What’s the best recipe and method for making delicious hamburgers at home, without a grill?

I made these last week, my first time making burgers. They came out well, but they lacked…something. They just tasted like ground beef cooked in a skillet. I grated a bunch of onion into the beef, and I added a spoonful of crème fraîche as well, since James Beard wrote how good cream is in a burger. And the sage fries were delicious. But should I sear my hamburgers and then finish them in oven? Should I broil them? What is the best kind of beef to use? 85/15, as for a meatloaf?

Any advice would be appreciated.

Comments

I know this sounds ridiculously foodie-ish, but my current favorite choice for hamburger meat is buffalo. It just makes a lovely sweet, clean-tasting burger.

Sounds great. How do you prepare it?

Did you use your cast iron skillet, and pre-heat it, so the burgers got really well-browned on the outside? Did you cook them so they were still pink on the inside? I’ve never tried buffalo, but if the ground beef is good, you should be able to taste it, and don’t want to disguise the flavor too much. But, in my opinion, burgers need lots of salt, and I like mine with a slice of tomato and one of raw, sweet onion.

85/15 is good when you’re grilling them, so they don’t get too dry, but if you’re doing them in the skillet you might want to go with 90/10, so they don’t sit in grease and splatter so much. Some people say you should put salt in the skillet first, but that seems to me like it would draw out the juices. I don’t know what others think about this.

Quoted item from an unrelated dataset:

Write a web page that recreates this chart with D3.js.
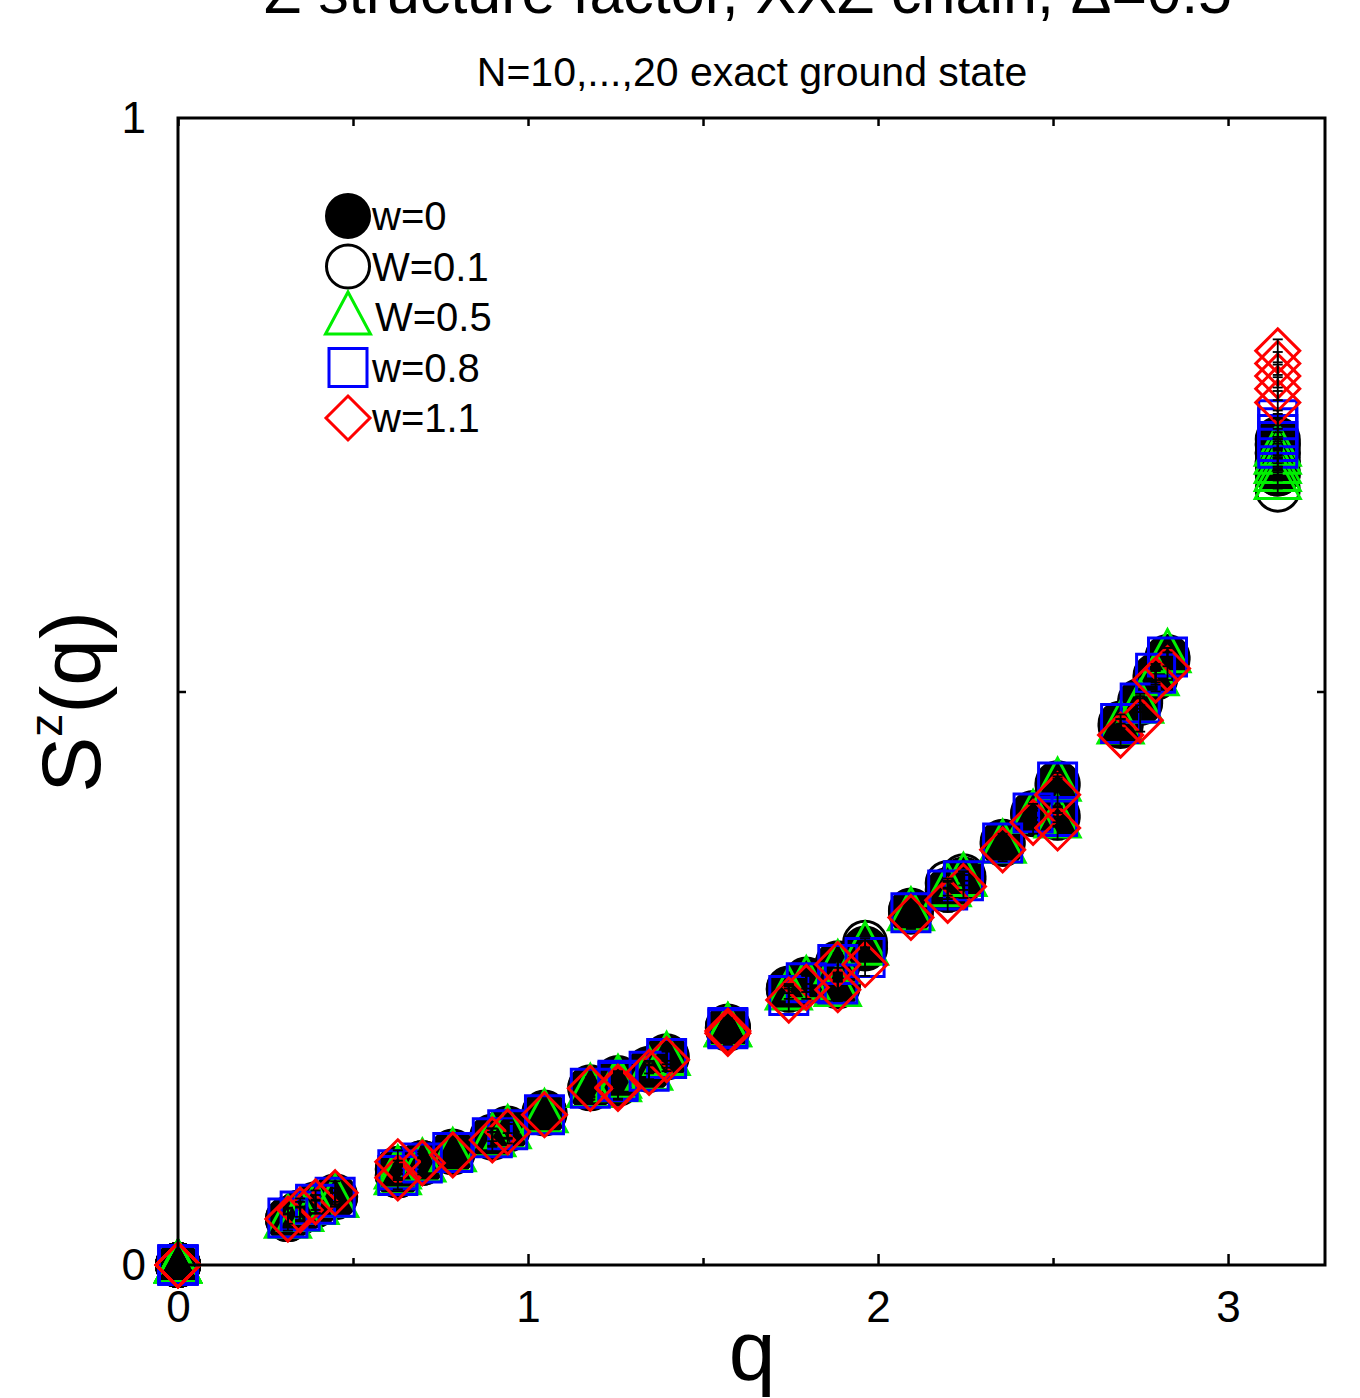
<!DOCTYPE html>
<html>
<head>
<meta charset="utf-8">
<script src="https://cdn.jsdelivr.net/npm/d3@7"></script>
<style>
  html, body { margin: 0; padding: 0; background: #fff; }
  svg { display: block; }
  text { font-family: "Liberation Sans", Arial, sans-serif; fill: #000; }
</style>
</head>
<body>
<svg id="chart" width="1360" height="1398"></svg>
<script>
// Momentum grid, grouped by chain length: N=10 | 14 | 16 | 18 | 20
const chainSizes = [10, 14, 16, 18, 20];
const qValues = [
  0, 0.628, 1.257, 1.885, 2.513, 3.142,
  0, 0.449, 0.898, 1.346, 1.795, 2.244, 2.693, 3.142,
  0, 0.393, 0.785, 1.178, 1.571, 1.963, 2.356, 2.749, 3.142,
  0, 0.349, 0.698, 1.047, 1.396, 1.745, 2.094, 2.443, 2.793, 3.142,
  0, 0.314, 0.628, 0.942, 1.257, 1.571, 1.885, 2.199, 2.513, 2.827, 3.142
];

// S^z(q) for each disorder strength, same ordering as qValues
const sW0 = [
  0, 0.084, 0.163, 0.243, 0.392, 0.690,
  0, 0.060, 0.111, 0.170, 0.247, 0.336, 0.470, 0.700,
  0, 0.053, 0.098, 0.154, 0.207, 0.276, 0.367, 0.490, 0.708,
  0, 0.046, 0.089, 0.132, 0.181, 0.240, 0.308, 0.393, 0.512, 0.715,
  0, 0.040, 0.078, 0.118, 0.158, 0.206, 0.262, 0.327, 0.418, 0.528, 0.720
];
const sW01 = [
  0, 0.083, 0.162, 0.244, 0.390, 0.676,
  0, 0.059, 0.112, 0.171, 0.249, 0.339, 0.472, 0.690,
  0, 0.052, 0.099, 0.155, 0.208, 0.281, 0.369, 0.492, 0.700,
  0, 0.046, 0.089, 0.133, 0.182, 0.241, 0.309, 0.394, 0.514, 0.708,
  0, 0.040, 0.078, 0.119, 0.160, 0.207, 0.263, 0.333, 0.420, 0.530, 0.716
];
const sW05 = [
  0, 0.082, 0.161, 0.241, 0.388, 0.683,
  0, 0.057, 0.110, 0.168, 0.247, 0.337, 0.470, 0.690,
  0, 0.051, 0.097, 0.153, 0.206, 0.277, 0.366, 0.488, 0.697,
  0, 0.045, 0.088, 0.131, 0.181, 0.238, 0.307, 0.392, 0.512, 0.705,
  0, 0.039, 0.077, 0.117, 0.158, 0.206, 0.261, 0.328, 0.420, 0.532, 0.712
];
const sW08 = [
  0, 0.083, 0.160, 0.245, 0.391, 0.712,
  0, 0.059, 0.111, 0.169, 0.246, 0.335, 0.472, 0.718,
  0, 0.053, 0.098, 0.154, 0.206, 0.268, 0.368, 0.490, 0.724,
  0, 0.047, 0.089, 0.131, 0.180, 0.235, 0.307, 0.394, 0.516, 0.730,
  0, 0.041, 0.078, 0.118, 0.161, 0.207, 0.262, 0.327, 0.421, 0.530, 0.737
];
const sW11 = [
  0, 0.090, 0.154, 0.240, 0.381, 0.752,
  0, 0.063, 0.109, 0.168, 0.242, 0.330, 0.462, 0.764,
  0, 0.055, 0.096, 0.154, 0.202, 0.262, 0.362, 0.475, 0.775,
  0, 0.048, 0.089, 0.131, 0.179, 0.231, 0.303, 0.386, 0.510, 0.786,
  0, 0.040, 0.076, 0.116, 0.155, 0.204, 0.262, 0.318, 0.410, 0.520, 0.797
];

// Statistical error of the disorder average (half-width), per series
const sErrors = [0, 0.004, 0.006, 0.008, 0.010];

const seriesLabels = ["w=0", "W=0.1", "W=0.5", "w=0.8", "w=1.1"];
const seriesValues = [sW0, sW01, sW05, sW08, sW11];
const seriesShapes = ["disc", "circle", "triangle", "square", "diamond"];
const seriesColors = ["#000000", "#000000", "#00ee00", "#0000ff", "#ff0000"];

const xMajorTicks = [0, 1, 2, 3];
const xMinorTicks = [0.5, 1.5, 2.5];
const yMajorTicks = [0, 1];
const yMinorTicks = [0.5];

const svg = d3.select("#chart");
const plot = { left: 178, right: 1325, top: 118, bottom: 1265 };

const x = d3.scaleLinear().domain([0, 3.277]).range([plot.left, plot.right]);
const y = d3.scaleLinear().domain([0, 1]).range([plot.bottom, plot.top]);

// Marker outlines, centred on the origin
function markerPath(shape) {
  const p = d3.path();
  if (shape === "disc" || shape === "circle") {
    p.arc(0, 0, 21.5, 0, 2 * Math.PI);
  } else if (shape === "triangle") {
    p.moveTo(0, -25); p.lineTo(22.5, 17); p.lineTo(-22.5, 17); p.closePath();
  } else if (shape === "square") {
    p.rect(-19, -19, 38, 38);
  } else if (shape === "diamond") {
    p.moveTo(0, -22); p.lineTo(22, 0); p.lineTo(0, 22); p.lineTo(-22, 0); p.closePath();
  }
  return p.toString();
}
function styleMarker(sel, i) {
  const shape = seriesShapes[i];
  sel.attr("d", markerPath(shape))
    .attr("fill", shape === "disc" ? "#000" : "none")
    .attr("stroke", seriesColors[i])
    .attr("stroke-width", 3);
}

// Titles (the main title sits partly above the top edge of the page)
svg.append("text").attr("x", 748).attr("y", 13).attr("text-anchor", "middle")
  .attr("font-size", 61).text("Z structure factor, XXZ chain, \u0394=0.5");
svg.append("text").attr("x", 752).attr("y", 86).attr("text-anchor", "middle")
  .attr("font-size", 41).text("N=10,...,20 exact ground state");

// Data markers
const pointsLayer = svg.append("g");
seriesValues.forEach((vals, i) => {
  pointsLayer.append("g").selectAll("path")
    .data(vals.map((s, k) => ({ q: qValues[k], s })))
    .join("path")
    .call(styleMarker, i)
    .attr("transform", d => `translate(${x(d.q)},${y(d.s)})`);
});

// Error bars of the disorder-averaged series
const errLayer = svg.append("g").attr("stroke", "#000").attr("stroke-width", 1.8);
seriesValues.forEach((vals, i) => {
  if (sErrors[i] === 0) return;
  vals.forEach((s, k) => {
    if (s === 0) return;
    const e = sErrors[i];
    const cx = x(qValues[k]);
    const y0 = y(s - e), y1 = y(s + e);
    errLayer.append("line").attr("x1", cx).attr("x2", cx).attr("y1", y0).attr("y2", y1);
    errLayer.append("line").attr("x1", cx - 5).attr("x2", cx + 5).attr("y1", y0).attr("y2", y0);
    errLayer.append("line").attr("x1", cx - 5).attr("x2", cx + 5).attr("y1", y1).attr("y2", y1);
  });
});

// Frame and axes
const axisLayer = svg.append("g");
function styleAxis(g) {
  g.select(".domain").remove();
  g.selectAll(".tick line").attr("stroke", "#000").attr("stroke-width", 2.5);
  g.selectAll(".tick text").attr("font-family", "Liberation Sans, Arial, sans-serif");
}
axisLayer.append("g").attr("transform", `translate(0,${plot.bottom})`)
  .call(d3.axisBottom(x).tickValues(xMajorTicks).tickFormat(d3.format("d")).tickSizeInner(-11).tickPadding(26))
  .call(styleAxis)
  .call(g => g.selectAll(".tick text").attr("font-size", 44).attr("dy", "0.71em"));
axisLayer.append("g").attr("transform", `translate(0,${plot.bottom})`)
  .call(d3.axisBottom(x).tickValues(xMinorTicks).tickFormat("").tickSizeInner(-7))
  .call(styleAxis);
axisLayer.append("g").attr("transform", `translate(0,${plot.top})`)
  .call(d3.axisTop(x).tickValues(xMajorTicks.concat(xMinorTicks)).tickFormat("").tickSizeInner(-8))
  .call(styleAxis);
axisLayer.append("g").attr("transform", `translate(${plot.left},0)`)
  .call(d3.axisLeft(y).tickValues(yMajorTicks).tickFormat(d3.format("d")).tickSizeInner(0).tickPadding(32))
  .call(styleAxis)
  .call(g => g.selectAll(".tick text").attr("font-size", 44));
axisLayer.append("g").attr("transform", `translate(${plot.left},0)`)
  .call(d3.axisLeft(y).tickValues(yMinorTicks).tickFormat("").tickSizeInner(-8))
  .call(styleAxis);
axisLayer.append("g").attr("transform", `translate(${plot.right},0)`)
  .call(d3.axisRight(y).tickValues(yMinorTicks).tickFormat("").tickSizeInner(-8))
  .call(styleAxis);
axisLayer.append("rect")
  .attr("x", plot.left).attr("y", plot.top)
  .attr("width", plot.right - plot.left).attr("height", plot.bottom - plot.top)
  .attr("fill", "none").attr("stroke", "#000").attr("stroke-width", 3);

// Axis titles
svg.append("text").attr("x", 752).attr("y", 1380).attr("text-anchor", "middle")
  .attr("font-size", 84).text("q");
const yTitle = svg.append("text")
  .attr("transform", "translate(100,702) rotate(-90)")
  .attr("text-anchor", "middle").attr("font-size", 84);
yTitle.append("tspan").text("S");
yTitle.append("tspan").attr("font-size", 46).attr("dy", -38).text("z");
yTitle.append("tspan").attr("dy", 38).text("(q)");

// Legend
const legend = svg.append("g");
seriesLabels.forEach((label, i) => {
  const cy = 216 + i * 50.5;
  legend.append("path").call(styleMarker, i).attr("transform", `translate(348,${cy})`);
  legend.append("text").attr("x", i === 2 ? 375 : 372).attr("y", cy + 14)
    .attr("font-size", 40).text(label);
});
</script>
</body>
</html>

Here’s what Robert Wolke has to say about this in What Einstein Told His Cook:

Salt-Seared Burgers

Hamburgers cooked on a gas or charcoal grill lose a lot of juice by dripping into the fire. But when they are cooked in a skillet, the evaporating juices leave behind flavorful “brown bits,” or fond on the pan. That would be wonderful if the pan were to be deglazed with wine or another liquid to make a sauce. But when skillet-cooking plain, unsauced hamburgers, all those brown bits are lost.

The solution: Cook the burgers on a thin layer of salt in the skillet. The salt draws out juices and quickly congeals them, forming a crust on the meat that keeps it from sticking to the pan and leaving its brown goodies behind. The resulting burger is crunchy on the outside, and deliciously salty.

Thanks for the explanation of the salt in the pan, Jimmy—that’s a great book, isn’t it? I must have forgotten that passage, though; there’s just so much information in there! Making the burgers that way sounds just as good as grilling them, if not better.